PROVIDED INFORMATION

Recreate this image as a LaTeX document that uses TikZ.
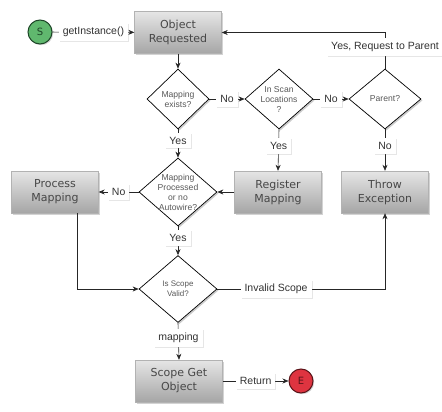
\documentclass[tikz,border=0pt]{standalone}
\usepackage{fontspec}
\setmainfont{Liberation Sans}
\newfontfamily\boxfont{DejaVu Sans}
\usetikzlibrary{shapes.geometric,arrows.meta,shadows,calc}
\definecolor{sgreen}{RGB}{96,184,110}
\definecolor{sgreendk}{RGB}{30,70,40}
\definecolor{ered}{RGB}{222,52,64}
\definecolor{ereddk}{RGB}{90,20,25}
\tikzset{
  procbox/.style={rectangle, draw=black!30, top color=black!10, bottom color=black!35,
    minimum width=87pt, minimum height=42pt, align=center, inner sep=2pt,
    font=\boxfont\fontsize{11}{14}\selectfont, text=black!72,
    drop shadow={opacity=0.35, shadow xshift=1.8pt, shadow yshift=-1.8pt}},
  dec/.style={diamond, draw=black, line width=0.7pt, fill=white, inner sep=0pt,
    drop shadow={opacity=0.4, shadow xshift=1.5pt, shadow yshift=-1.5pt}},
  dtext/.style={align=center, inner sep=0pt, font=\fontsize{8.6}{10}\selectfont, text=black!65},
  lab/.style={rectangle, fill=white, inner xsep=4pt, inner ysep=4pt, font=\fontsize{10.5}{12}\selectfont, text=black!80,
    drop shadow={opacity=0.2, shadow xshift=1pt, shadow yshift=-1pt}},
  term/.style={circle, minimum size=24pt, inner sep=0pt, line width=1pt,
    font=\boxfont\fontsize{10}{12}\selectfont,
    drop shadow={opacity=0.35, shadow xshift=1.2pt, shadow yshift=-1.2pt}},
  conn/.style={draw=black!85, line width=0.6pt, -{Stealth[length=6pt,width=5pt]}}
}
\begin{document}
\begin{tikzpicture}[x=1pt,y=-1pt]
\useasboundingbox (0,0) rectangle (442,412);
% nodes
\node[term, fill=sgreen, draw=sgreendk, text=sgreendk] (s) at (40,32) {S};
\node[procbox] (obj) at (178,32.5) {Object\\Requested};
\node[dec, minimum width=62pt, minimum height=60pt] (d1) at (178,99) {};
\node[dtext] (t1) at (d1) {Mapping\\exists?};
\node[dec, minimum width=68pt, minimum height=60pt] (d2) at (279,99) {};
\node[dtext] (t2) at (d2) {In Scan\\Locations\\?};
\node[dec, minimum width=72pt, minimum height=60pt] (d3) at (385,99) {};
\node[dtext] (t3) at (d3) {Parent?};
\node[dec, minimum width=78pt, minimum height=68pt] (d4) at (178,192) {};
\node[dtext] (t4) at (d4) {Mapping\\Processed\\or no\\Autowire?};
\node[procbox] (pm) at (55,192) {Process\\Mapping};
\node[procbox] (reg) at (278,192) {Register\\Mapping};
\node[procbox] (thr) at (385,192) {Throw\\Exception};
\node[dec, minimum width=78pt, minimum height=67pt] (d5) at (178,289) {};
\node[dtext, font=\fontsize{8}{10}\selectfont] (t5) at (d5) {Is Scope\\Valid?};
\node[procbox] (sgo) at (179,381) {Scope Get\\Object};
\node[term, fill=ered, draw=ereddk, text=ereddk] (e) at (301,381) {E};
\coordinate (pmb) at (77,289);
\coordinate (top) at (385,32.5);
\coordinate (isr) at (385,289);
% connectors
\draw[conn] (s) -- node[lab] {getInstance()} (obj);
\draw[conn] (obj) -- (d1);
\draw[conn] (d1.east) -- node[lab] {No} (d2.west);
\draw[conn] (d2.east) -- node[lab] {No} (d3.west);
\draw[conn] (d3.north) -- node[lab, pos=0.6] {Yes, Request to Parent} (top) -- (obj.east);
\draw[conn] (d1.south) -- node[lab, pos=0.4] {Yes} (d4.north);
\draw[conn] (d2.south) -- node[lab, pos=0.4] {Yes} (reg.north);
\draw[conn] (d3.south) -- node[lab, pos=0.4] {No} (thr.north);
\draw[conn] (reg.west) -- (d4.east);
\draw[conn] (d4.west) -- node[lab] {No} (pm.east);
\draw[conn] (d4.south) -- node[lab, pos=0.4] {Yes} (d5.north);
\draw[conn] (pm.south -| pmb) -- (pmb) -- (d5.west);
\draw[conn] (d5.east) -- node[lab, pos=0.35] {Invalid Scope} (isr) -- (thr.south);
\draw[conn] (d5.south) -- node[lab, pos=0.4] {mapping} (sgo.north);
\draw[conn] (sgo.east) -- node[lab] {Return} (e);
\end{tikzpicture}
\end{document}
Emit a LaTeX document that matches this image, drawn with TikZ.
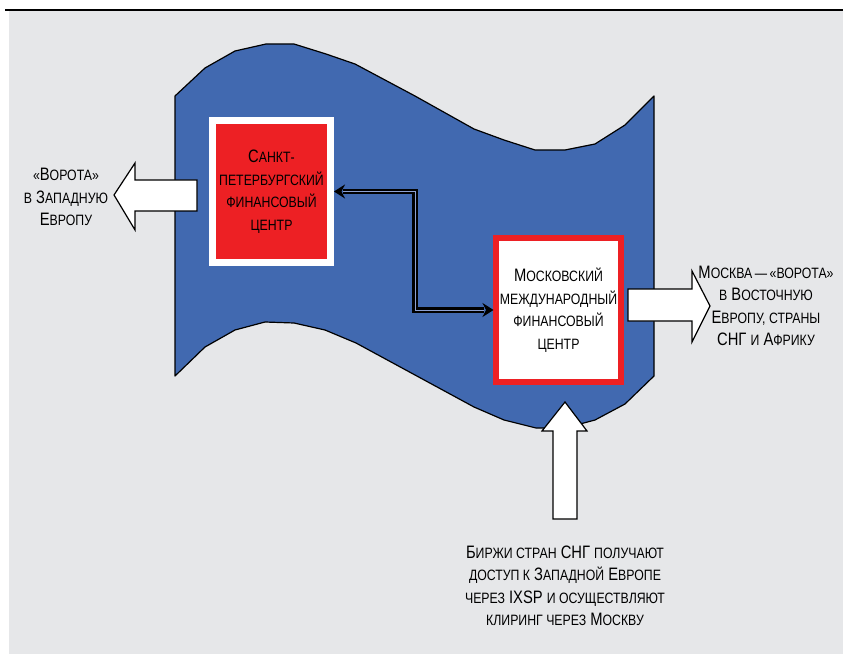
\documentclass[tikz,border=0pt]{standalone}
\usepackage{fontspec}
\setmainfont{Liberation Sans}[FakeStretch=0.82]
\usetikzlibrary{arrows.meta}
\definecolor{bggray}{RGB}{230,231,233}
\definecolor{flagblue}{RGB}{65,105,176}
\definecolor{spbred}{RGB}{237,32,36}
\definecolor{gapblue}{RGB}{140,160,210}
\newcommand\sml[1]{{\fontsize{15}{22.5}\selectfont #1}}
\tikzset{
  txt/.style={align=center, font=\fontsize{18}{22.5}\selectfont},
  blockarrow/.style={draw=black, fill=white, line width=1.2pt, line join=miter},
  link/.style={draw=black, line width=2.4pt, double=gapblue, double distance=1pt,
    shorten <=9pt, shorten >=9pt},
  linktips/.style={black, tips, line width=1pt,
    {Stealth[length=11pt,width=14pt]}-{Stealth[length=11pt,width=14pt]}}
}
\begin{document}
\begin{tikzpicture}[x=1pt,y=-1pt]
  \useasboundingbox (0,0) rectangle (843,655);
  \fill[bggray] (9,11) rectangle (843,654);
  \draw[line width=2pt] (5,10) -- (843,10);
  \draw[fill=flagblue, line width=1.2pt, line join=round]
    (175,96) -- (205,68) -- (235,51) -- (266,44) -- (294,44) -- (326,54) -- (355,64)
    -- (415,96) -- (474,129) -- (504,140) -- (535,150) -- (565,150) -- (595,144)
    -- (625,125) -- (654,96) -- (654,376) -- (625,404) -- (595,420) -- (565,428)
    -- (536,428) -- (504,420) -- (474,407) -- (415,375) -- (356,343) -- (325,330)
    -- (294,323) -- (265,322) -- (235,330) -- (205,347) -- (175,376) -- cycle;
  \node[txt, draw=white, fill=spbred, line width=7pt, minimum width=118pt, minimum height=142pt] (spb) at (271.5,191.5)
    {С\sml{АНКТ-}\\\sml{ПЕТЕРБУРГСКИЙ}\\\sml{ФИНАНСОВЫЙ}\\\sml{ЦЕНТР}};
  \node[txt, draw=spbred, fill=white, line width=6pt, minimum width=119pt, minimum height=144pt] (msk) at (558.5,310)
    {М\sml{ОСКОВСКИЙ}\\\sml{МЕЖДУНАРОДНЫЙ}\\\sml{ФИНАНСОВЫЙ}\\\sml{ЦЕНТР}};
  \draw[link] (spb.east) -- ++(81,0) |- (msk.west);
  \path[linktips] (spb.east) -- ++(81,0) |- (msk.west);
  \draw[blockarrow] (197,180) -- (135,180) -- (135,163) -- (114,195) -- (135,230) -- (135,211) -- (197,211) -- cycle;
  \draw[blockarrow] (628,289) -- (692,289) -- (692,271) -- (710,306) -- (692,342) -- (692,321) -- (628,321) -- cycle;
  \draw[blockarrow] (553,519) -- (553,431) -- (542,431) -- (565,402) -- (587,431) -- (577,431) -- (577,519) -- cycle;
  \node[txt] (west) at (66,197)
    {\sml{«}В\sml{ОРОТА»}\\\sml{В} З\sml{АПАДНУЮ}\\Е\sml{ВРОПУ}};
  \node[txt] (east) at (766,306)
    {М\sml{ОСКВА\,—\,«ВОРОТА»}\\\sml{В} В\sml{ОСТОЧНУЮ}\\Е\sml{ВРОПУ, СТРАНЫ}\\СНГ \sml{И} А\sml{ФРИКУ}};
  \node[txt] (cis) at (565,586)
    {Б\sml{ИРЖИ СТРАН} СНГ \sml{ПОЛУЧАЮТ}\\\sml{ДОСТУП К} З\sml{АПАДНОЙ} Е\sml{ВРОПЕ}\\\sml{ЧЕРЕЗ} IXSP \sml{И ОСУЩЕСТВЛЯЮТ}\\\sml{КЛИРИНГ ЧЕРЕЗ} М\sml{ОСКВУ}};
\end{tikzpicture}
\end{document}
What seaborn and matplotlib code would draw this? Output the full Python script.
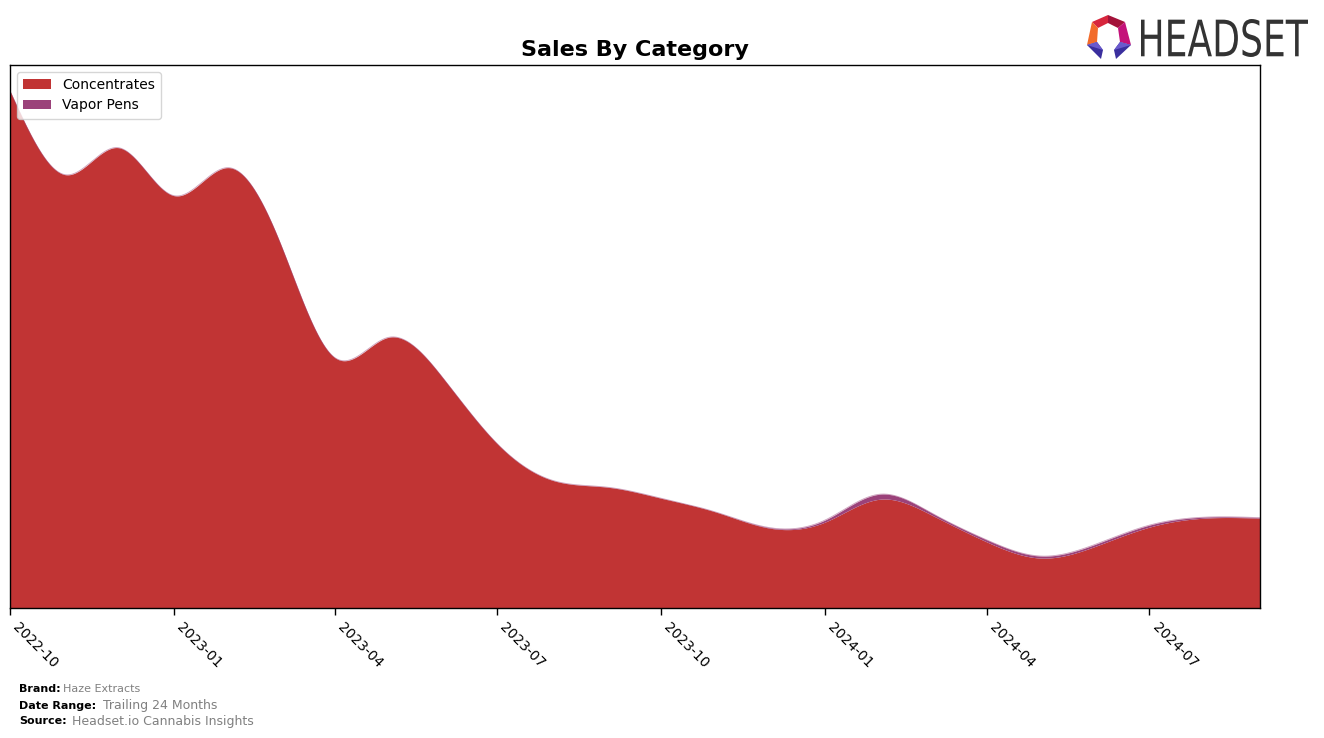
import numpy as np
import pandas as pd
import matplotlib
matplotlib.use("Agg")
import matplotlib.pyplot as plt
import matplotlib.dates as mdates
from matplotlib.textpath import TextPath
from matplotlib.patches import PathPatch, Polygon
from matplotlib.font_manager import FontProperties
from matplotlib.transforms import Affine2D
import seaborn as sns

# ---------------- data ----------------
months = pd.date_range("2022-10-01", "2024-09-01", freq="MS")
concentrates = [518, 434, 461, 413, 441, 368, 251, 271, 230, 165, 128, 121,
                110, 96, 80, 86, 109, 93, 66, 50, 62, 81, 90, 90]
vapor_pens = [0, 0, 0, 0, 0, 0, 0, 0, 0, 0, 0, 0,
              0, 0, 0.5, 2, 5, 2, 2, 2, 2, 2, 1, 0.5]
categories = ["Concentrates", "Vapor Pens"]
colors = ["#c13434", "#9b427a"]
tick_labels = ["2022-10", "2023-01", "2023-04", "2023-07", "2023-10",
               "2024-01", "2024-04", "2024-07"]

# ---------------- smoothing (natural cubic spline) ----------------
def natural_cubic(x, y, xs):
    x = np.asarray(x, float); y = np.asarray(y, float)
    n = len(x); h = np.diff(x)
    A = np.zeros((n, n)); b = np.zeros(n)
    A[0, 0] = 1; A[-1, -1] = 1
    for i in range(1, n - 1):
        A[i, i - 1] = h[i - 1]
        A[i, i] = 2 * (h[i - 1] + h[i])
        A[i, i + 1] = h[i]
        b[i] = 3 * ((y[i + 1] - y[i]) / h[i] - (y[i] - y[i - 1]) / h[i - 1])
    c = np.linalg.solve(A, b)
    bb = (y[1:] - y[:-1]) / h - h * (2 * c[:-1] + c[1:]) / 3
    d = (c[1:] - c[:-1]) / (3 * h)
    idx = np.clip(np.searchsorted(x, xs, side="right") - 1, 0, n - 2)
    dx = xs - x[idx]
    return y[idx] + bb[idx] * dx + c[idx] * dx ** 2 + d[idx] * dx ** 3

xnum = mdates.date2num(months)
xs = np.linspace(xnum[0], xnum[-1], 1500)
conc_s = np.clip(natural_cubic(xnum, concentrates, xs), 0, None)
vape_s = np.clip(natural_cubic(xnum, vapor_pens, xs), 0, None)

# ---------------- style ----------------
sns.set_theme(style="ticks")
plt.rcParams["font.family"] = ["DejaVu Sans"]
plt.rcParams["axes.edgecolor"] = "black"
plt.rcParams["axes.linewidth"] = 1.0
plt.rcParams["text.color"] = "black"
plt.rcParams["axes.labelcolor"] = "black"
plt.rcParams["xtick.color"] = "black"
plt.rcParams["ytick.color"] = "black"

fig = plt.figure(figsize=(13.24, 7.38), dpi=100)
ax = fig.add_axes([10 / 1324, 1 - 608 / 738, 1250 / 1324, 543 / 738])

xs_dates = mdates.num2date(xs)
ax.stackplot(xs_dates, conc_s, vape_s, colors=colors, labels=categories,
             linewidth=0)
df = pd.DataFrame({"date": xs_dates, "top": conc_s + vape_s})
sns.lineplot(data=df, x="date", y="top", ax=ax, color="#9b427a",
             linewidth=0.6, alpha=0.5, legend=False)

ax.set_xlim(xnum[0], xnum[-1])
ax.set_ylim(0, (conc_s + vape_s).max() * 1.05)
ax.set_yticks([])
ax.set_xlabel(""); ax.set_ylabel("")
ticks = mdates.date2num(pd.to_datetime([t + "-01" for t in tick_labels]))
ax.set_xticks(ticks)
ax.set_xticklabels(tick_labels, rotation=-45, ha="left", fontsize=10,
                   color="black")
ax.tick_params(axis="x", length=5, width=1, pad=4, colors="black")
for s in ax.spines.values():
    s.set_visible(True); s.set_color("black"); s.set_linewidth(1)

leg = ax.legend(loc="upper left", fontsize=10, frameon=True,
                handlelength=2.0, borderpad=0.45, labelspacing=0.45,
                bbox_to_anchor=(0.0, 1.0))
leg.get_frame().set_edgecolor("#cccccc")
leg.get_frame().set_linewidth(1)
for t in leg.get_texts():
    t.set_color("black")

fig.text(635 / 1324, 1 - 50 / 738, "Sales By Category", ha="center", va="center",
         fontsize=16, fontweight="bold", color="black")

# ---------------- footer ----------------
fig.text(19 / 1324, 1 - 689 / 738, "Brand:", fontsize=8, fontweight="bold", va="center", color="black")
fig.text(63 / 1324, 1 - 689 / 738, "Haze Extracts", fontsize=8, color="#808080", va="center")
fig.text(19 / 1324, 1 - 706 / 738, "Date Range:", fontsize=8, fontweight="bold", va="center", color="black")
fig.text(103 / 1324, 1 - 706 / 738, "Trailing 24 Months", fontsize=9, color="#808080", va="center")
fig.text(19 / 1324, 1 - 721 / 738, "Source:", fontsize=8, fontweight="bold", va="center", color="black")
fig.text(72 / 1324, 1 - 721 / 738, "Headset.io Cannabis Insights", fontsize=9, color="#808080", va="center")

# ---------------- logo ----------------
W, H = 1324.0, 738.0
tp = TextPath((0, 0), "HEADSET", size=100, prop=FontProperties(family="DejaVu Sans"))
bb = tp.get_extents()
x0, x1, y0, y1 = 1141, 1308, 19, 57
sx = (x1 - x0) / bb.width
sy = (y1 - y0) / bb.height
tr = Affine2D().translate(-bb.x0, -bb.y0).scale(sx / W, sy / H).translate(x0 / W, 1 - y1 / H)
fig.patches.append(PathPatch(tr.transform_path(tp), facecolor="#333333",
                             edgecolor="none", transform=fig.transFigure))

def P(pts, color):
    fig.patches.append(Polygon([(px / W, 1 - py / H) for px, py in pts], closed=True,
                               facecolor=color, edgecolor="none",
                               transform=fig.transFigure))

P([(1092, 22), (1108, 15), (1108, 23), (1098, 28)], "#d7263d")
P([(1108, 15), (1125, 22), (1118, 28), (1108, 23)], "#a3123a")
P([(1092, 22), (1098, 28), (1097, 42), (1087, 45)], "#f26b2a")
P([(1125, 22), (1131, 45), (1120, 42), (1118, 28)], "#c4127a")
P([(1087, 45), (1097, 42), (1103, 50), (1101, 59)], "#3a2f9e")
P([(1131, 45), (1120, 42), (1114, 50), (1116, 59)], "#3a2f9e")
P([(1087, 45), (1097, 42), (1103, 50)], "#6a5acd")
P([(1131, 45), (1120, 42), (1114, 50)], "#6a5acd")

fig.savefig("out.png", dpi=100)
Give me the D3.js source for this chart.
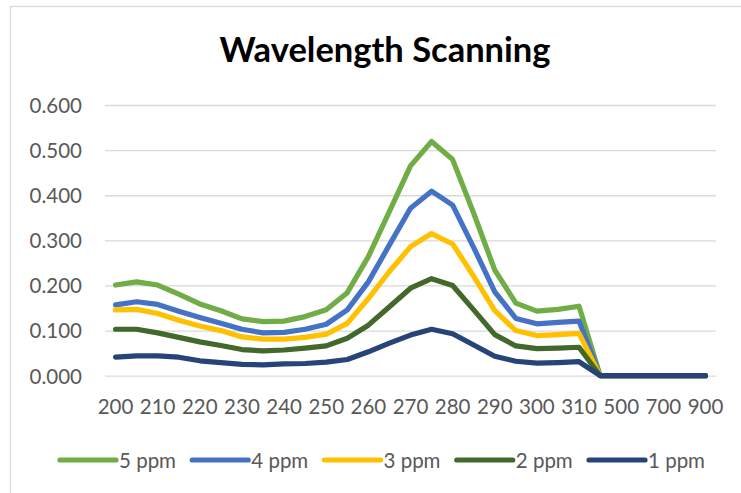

WHAT IS EXPECTED
Show the lines that mention the word "seaborn".

OUTPUT OF THE TASK
What seaborn and matplotlib code would draw this? Output the full Python script.
import seaborn as sns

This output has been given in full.